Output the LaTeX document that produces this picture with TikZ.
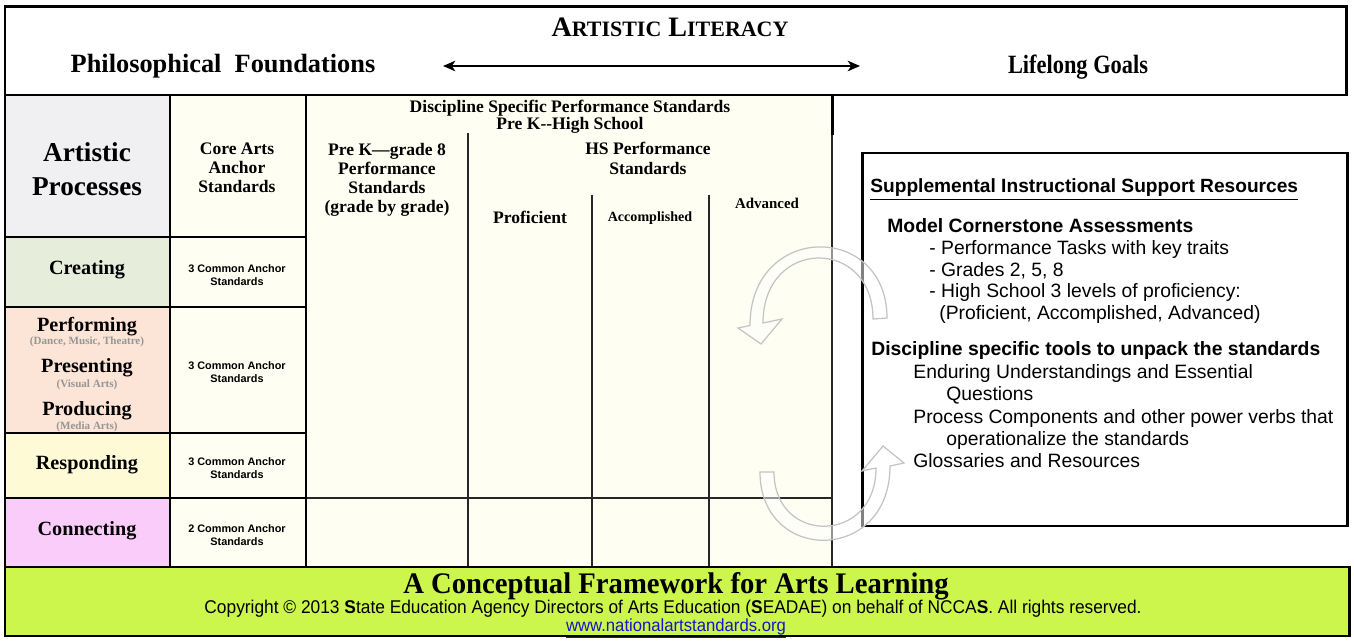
\documentclass[tikz,border=0pt]{standalone}
\usepackage{fontspec}
\usepackage{graphicx}
\setmainfont{Liberation Serif}
\setsansfont{Liberation Sans}
\usetikzlibrary{arrows.meta}
\definecolor{hdrgray}{RGB}{240,240,242}
\definecolor{creatc}{RGB}{230,238,219}
\definecolor{perfc}{RGB}{252,229,214}
\definecolor{respc}{RGB}{255,250,214}
\definecolor{connc}{RGB}{250,204,250}
\definecolor{ivory}{RGB}{254,254,242}
\definecolor{greenc}{RGB}{205,246,77}
\definecolor{subgray}{RGB}{150,150,150}
\definecolor{urlblue}{RGB}{20,20,200}
\definecolor{arrowgray}{RGB}{195,195,195}
\newcommand{\fs}[2]{\fontsize{#1}{#2}\selectfont}
\begin{document}
\begin{tikzpicture}[x=0.02cm,y=-0.02cm,
  thick border/.style={line width=1.7pt,draw=black},
  thin rule/.style={line width=0.75pt,draw=black!85},
  txt/.style={inner sep=0pt,anchor=base},
  ctxt/.style={inner sep=0pt,anchor=north,align=center},
  rowlab/.style={txt,font=\bfseries\fs{11.5}{12}},
  sublab/.style={txt,font=\bfseries\fs{6.3}{7},text=subgray},
  anch/.style={ctxt,font=\sffamily\bfseries\fs{6.2}{7.4}},
  sup/.style={inner sep=0pt,anchor=base west,font=\sffamily\fs{11}{12}},
  supb/.style={sup,font=\sffamily\bfseries\fs{11}{12}},
  arrowshape/.style={draw=arrowgray,line width=0.7pt,fill=white,fill opacity=0.5}]
\useasboundingbox (0,0) rectangle (1354,641);
\fill[white] (0,0) rectangle (1354,641);
% fills
\fill[hdrgray] (5,95) rectangle (170,237);
\fill[creatc] (5,237) rectangle (170,307);
\fill[perfc] (5,307) rectangle (170,433);
\fill[respc] (5,433) rectangle (170,498);
\fill[connc] (5,498) rectangle (170,567);
\fill[ivory] (170,95) rectangle (832,567);
\fill[greenc] (5,567) rectangle (1349,636);
% thin rules
\draw[thin rule] (468,133) -- (468,567);
\draw[thin rule] (592,195) -- (592,567);
\draw[thin rule] (709,195) -- (709,567);
\draw[thin rule] (832,135) -- (832,567);
\draw[thin rule] (306,498) -- (832,498);
% thick borders
\draw[thick border] (5,7) rectangle (1346,95);
\draw[thick border] (5,95) -- (5,567);
\draw[thick border] (170,95) -- (170,567);
\draw[thick border] (306,95) -- (306,567);
\draw[thick border] (5,237) -- (306,237);
\draw[thick border] (5,307) -- (306,307);
\draw[thick border] (5,433) -- (306,433);
\draw[thick border] (5,498) -- (306,498);
\draw[thick border] (832,95) -- (832,135);
\draw[thick border] (5,567) rectangle (1349,636);
\draw[thick border] (862,153) rectangle (1347,526);
% double arrow
\coordinate (arrL) at (443,66);
\coordinate (arrR) at (860,66);
\draw[line width=1.1pt,{Stealth[length=7pt,width=6pt,inset=2pt]}-{Stealth[length=7pt,width=6pt,inset=2pt]}] (arrL) -- (arrR);
% curved arrows
\draw[arrowshape] (887,318) .. controls (887,222) and (750,222) .. (750,325.5) -- (738,328) -- (761,344) -- (782,319) -- (763,323) .. controls (763,237) and (873,237) .. (873,319) -- cycle;
\draw[arrowshape] (774,472) .. controls (774,545) and (876,545) .. (876,468) -- (862,471) -- (883,446) -- (904,463) -- (890,466) .. controls (890,564) and (760,564) .. (760,472) -- cycle;
% top box texts
\node[txt,font=\bfseries\fs{16}{18}] (lit) at (670,37) {A{\fs{12.5}{14}RTISTIC} L{\fs{12.5}{14}ITERACY}};
\node[txt,font=\bfseries\fs{15}{18}] (phil) at (223,73) {Philosophical\ \ Foundations};
\node[txt,font=\bfseries\fs{15}{18}] (life) at (1078,74) {\scalebox{0.85}[1]{Lifelong Goals}};
% header texts
\node[ctxt,font=\bfseries\fs{15.5}{19.3}] (ap) at (87,142) {Artistic\\Processes};
\node[ctxt,font=\bfseries\fs{10}{10.8}] (core) at (237,143) {Core Arts\\Anchor\\Standards};
\node[ctxt,font=\bfseries\fs{10}{10.8}] (prek) at (387,143) {Pre K—grade 8\\Performance\\Standards\\(grade by grade)};
\node[txt,font=\bfseries\fs{10}{10}] (dsps) at (570,113) {Discipline Specific Performance Standards};
\node[txt,font=\bfseries\fs{10}{10}] (pkhs) at (570,130) {Pre K-{}-High School};
\node[ctxt,font=\bfseries\fs{10}{11.5}] (hsps) at (648,142) {HS Performance\\Standards};
\node[txt,font=\bfseries\fs{10}{11}] (prof) at (530,224) {Proficient};
\node[txt,font=\bfseries\fs{8}{9}] (acc) at (650,222) {Accomplished};
\node[txt,font=\bfseries\fs{8.5}{9}] (adv) at (767,209) {Advanced};
% row labels
\node[rowlab] (cre) at (87,275) {Creating};
\node[rowlab] (perf) at (87,332) {Performing};
\node[sublab] (perfs) at (87,345) {(Dance, Music, Theatre)};
\node[rowlab] (pres) at (87,373) {Presenting};
\node[sublab] (press) at (87,387) {(Visual Arts)};
\node[rowlab] (prod) at (87,415) {Producing};
\node[sublab] (prods) at (87,429) {(Media Arts)};
\node[rowlab] (resp) at (87,469) {Responding};
\node[rowlab] (conn) at (87,535) {Connecting};
% anchor standards
\node[anch] (a1) at (237,264) {3 Common Anchor\\Standards};
\node[anch] (a2) at (237,361) {3 Common Anchor\\Standards};
\node[anch] (a3) at (237,457) {3 Common Anchor\\Standards};
\node[anch] (a4) at (237,524) {2 Common Anchor\\Standards};
% supplemental
\node[supb,font=\sffamily\bfseries\fs{10.9}{12}] (s0) at (870,193) {\underline{Supplemental Instructional Support Resources}};
\node[supb] (s1) at (887,233) {Model Cornerstone Assessments};
\node[sup] (s2) at (929,255) {- Performance Tasks with key traits};
\node[sup] (s3) at (929,277) {- Grades 2, 5, 8};
\node[sup] (s4) at (929,298) {- High School 3 levels of proficiency:};
\node[sup] (s5) at (939,320) {(Proficient, Accomplished, Advanced)};
\node[supb] (s6) at (871,356) {Discipline specific tools to unpack the standards};
\node[sup] (s7) at (913,378) {Enduring Understandings and Essential};
\node[sup] (s8) at (946,400) {Questions};
\node[sup] (s9) at (913,423) {Process Components and other power verbs that};
\node[sup] (s10) at (946,445) {operationalize the standards};
\node[sup] (s11) at (913,467) {Glossaries and Resources};
% footer
\node[txt,font=\bfseries\fs{17}{18}] (cfal) at (676,593) {\scalebox{0.96}[1]{A Conceptual Framework for Arts Learning}};
\node[txt,font=\sffamily\fs{10.5}{11}] (copy) at (673,613) {\scalebox{0.94}[1]{Copyright © 2013 \textbf{S}tate Education Agency Directors of Arts Education (\textbf{S}EADAE) on behalf of NCCA\textbf{S}. All rights reserved.}};
\node[txt,font=\sffamily\fs{10}{11},text=urlblue] (url) at (676,631) {\scalebox{0.95}[1]{\underline{www.nationalartstandards.org}}};
\end{tikzpicture}
\end{document}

- What to work on:
Retype each line of the listing above word for word. Exclude the pictures.

- Expected answer:
Output the LaTeX document that produces this picture with TikZ.
\documentclass[tikz,border=0pt]{standalone}
\usepackage{fontspec}
\usepackage{graphicx}
\setmainfont{Liberation Serif}
\setsansfont{Liberation Sans}
\usetikzlibrary{arrows.meta}
\definecolor{hdrgray}{RGB}{240,240,242}
\definecolor{creatc}{RGB}{230,238,219}
\definecolor{perfc}{RGB}{252,229,214}
\definecolor{respc}{RGB}{255,250,214}
\definecolor{connc}{RGB}{250,204,250}
\definecolor{ivory}{RGB}{254,254,242}
\definecolor{greenc}{RGB}{205,246,77}
\definecolor{subgray}{RGB}{150,150,150}
\definecolor{urlblue}{RGB}{20,20,200}
\definecolor{arrowgray}{RGB}{195,195,195}
\newcommand{\fs}[2]{\fontsize{#1}{#2}\selectfont}
\begin{document}
\begin{tikzpicture}[x=0.02cm,y=-0.02cm,
  thick border/.style={line width=1.7pt,draw=black},
  thin rule/.style={line width=0.75pt,draw=black!85},
  txt/.style={inner sep=0pt,anchor=base},
  ctxt/.style={inner sep=0pt,anchor=north,align=center},
  rowlab/.style={txt,font=\bfseries\fs{11.5}{12}},
  sublab/.style={txt,font=\bfseries\fs{6.3}{7},text=subgray},
  anch/.style={ctxt,font=\sffamily\bfseries\fs{6.2}{7.4}},
  sup/.style={inner sep=0pt,anchor=base west,font=\sffamily\fs{11}{12}},
  supb/.style={sup,font=\sffamily\bfseries\fs{11}{12}},
  arrowshape/.style={draw=arrowgray,line width=0.7pt,fill=white,fill opacity=0.5}]
\useasboundingbox (0,0) rectangle (1354,641);
\fill[white] (0,0) rectangle (1354,641);
% fills
\fill[hdrgray] (5,95) rectangle (170,237);
\fill[creatc] (5,237) rectangle (170,307);
\fill[perfc] (5,307) rectangle (170,433);
\fill[respc] (5,433) rectangle (170,498);
\fill[connc] (5,498) rectangle (170,567);
\fill[ivory] (170,95) rectangle (832,567);
\fill[greenc] (5,567) rectangle (1349,636);
% thin rules
\draw[thin rule] (468,133) -- (468,567);
\draw[thin rule] (592,195) -- (592,567);
\draw[thin rule] (709,195) -- (709,567);
\draw[thin rule] (832,135) -- (832,567);
\draw[thin rule] (306,498) -- (832,498);
% thick borders
\draw[thick border] (5,7) rectangle (1346,95);
\draw[thick border] (5,95) -- (5,567);
\draw[thick border] (170,95) -- (170,567);
\draw[thick border] (306,95) -- (306,567);
\draw[thick border] (5,237) -- (306,237);
\draw[thick border] (5,307) -- (306,307);
\draw[thick border] (5,433) -- (306,433);
\draw[thick border] (5,498) -- (306,498);
\draw[thick border] (832,95) -- (832,135);
\draw[thick border] (5,567) rectangle (1349,636);
\draw[thick border] (862,153) rectangle (1347,526);
% double arrow
\coordinate (arrL) at (443,66);
\coordinate (arrR) at (860,66);
\draw[line width=1.1pt,{Stealth[length=7pt,width=6pt,inset=2pt]}-{Stealth[length=7pt,width=6pt,inset=2pt]}] (arrL) -- (arrR);
% curved arrows
\draw[arrowshape] (887,318) .. controls (887,222) and (750,222) .. (750,325.5) -- (738,328) -- (761,344) -- (782,319) -- (763,323) .. controls (763,237) and (873,237) .. (873,319) -- cycle;
\draw[arrowshape] (774,472) .. controls (774,545) and (876,545) .. (876,468) -- (862,471) -- (883,446) -- (904,463) -- (890,466) .. controls (890,564) and (760,564) .. (760,472) -- cycle;
% top box texts
\node[txt,font=\bfseries\fs{16}{18}] (lit) at (670,37) {A{\fs{12.5}{14}RTISTIC} L{\fs{12.5}{14}ITERACY}};
\node[txt,font=\bfseries\fs{15}{18}] (phil) at (223,73) {Philosophical\ \ Foundations};
\node[txt,font=\bfseries\fs{15}{18}] (life) at (1078,74) {\scalebox{0.85}[1]{Lifelong Goals}};
% header texts
\node[ctxt,font=\bfseries\fs{15.5}{19.3}] (ap) at (87,142) {Artistic\\Processes};
\node[ctxt,font=\bfseries\fs{10}{10.8}] (core) at (237,143) {Core Arts\\Anchor\\Standards};
\node[ctxt,font=\bfseries\fs{10}{10.8}] (prek) at (387,143) {Pre K—grade 8\\Performance\\Standards\\(grade by grade)};
\node[txt,font=\bfseries\fs{10}{10}] (dsps) at (570,113) {Discipline Specific Performance Standards};
\node[txt,font=\bfseries\fs{10}{10}] (pkhs) at (570,130) {Pre K-{}-High School};
\node[ctxt,font=\bfseries\fs{10}{11.5}] (hsps) at (648,142) {HS Performance\\Standards};
\node[txt,font=\bfseries\fs{10}{11}] (prof) at (530,224) {Proficient};
\node[txt,font=\bfseries\fs{8}{9}] (acc) at (650,222) {Accomplished};
\node[txt,font=\bfseries\fs{8.5}{9}] (adv) at (767,209) {Advanced};
% row labels
\node[rowlab] (cre) at (87,275) {Creating};
\node[rowlab] (perf) at (87,332) {Performing};
\node[sublab] (perfs) at (87,345) {(Dance, Music, Theatre)};
\node[rowlab] (pres) at (87,373) {Presenting};
\node[sublab] (press) at (87,387) {(Visual Arts)};
\node[rowlab] (prod) at (87,415) {Producing};
\node[sublab] (prods) at (87,429) {(Media Arts)};
\node[rowlab] (resp) at (87,469) {Responding};
\node[rowlab] (conn) at (87,535) {Connecting};
% anchor standards
\node[anch] (a1) at (237,264) {3 Common Anchor\\Standards};
\node[anch] (a2) at (237,361) {3 Common Anchor\\Standards};
\node[anch] (a3) at (237,457) {3 Common Anchor\\Standards};
\node[anch] (a4) at (237,524) {2 Common Anchor\\Standards};
% supplemental
\node[supb,font=\sffamily\bfseries\fs{10.9}{12}] (s0) at (870,193) {\underline{Supplemental Instructional Support Resources}};
\node[supb] (s1) at (887,233) {Model Cornerstone Assessments};
\node[sup] (s2) at (929,255) {- Performance Tasks with key traits};
\node[sup] (s3) at (929,277) {- Grades 2, 5, 8};
\node[sup] (s4) at (929,298) {- High School 3 levels of proficiency:};
\node[sup] (s5) at (939,320) {(Proficient, Accomplished, Advanced)};
\node[supb] (s6) at (871,356) {Discipline specific tools to unpack the standards};
\node[sup] (s7) at (913,378) {Enduring Understandings and Essential};
\node[sup] (s8) at (946,400) {Questions};
\node[sup] (s9) at (913,423) {Process Components and other power verbs that};
\node[sup] (s10) at (946,445) {operationalize the standards};
\node[sup] (s11) at (913,467) {Glossaries and Resources};
% footer
\node[txt,font=\bfseries\fs{17}{18}] (cfal) at (676,593) {\scalebox{0.96}[1]{A Conceptual Framework for Arts Learning}};
\node[txt,font=\sffamily\fs{10.5}{11}] (copy) at (673,613) {\scalebox{0.94}[1]{Copyright © 2013 \textbf{S}tate Education Agency Directors of Arts Education (\textbf{S}EADAE) on behalf of NCCA\textbf{S}. All rights reserved.}};
\node[txt,font=\sffamily\fs{10}{11},text=urlblue] (url) at (676,631) {\scalebox{0.95}[1]{\underline{www.nationalartstandards.org}}};
\end{tikzpicture}
\end{document}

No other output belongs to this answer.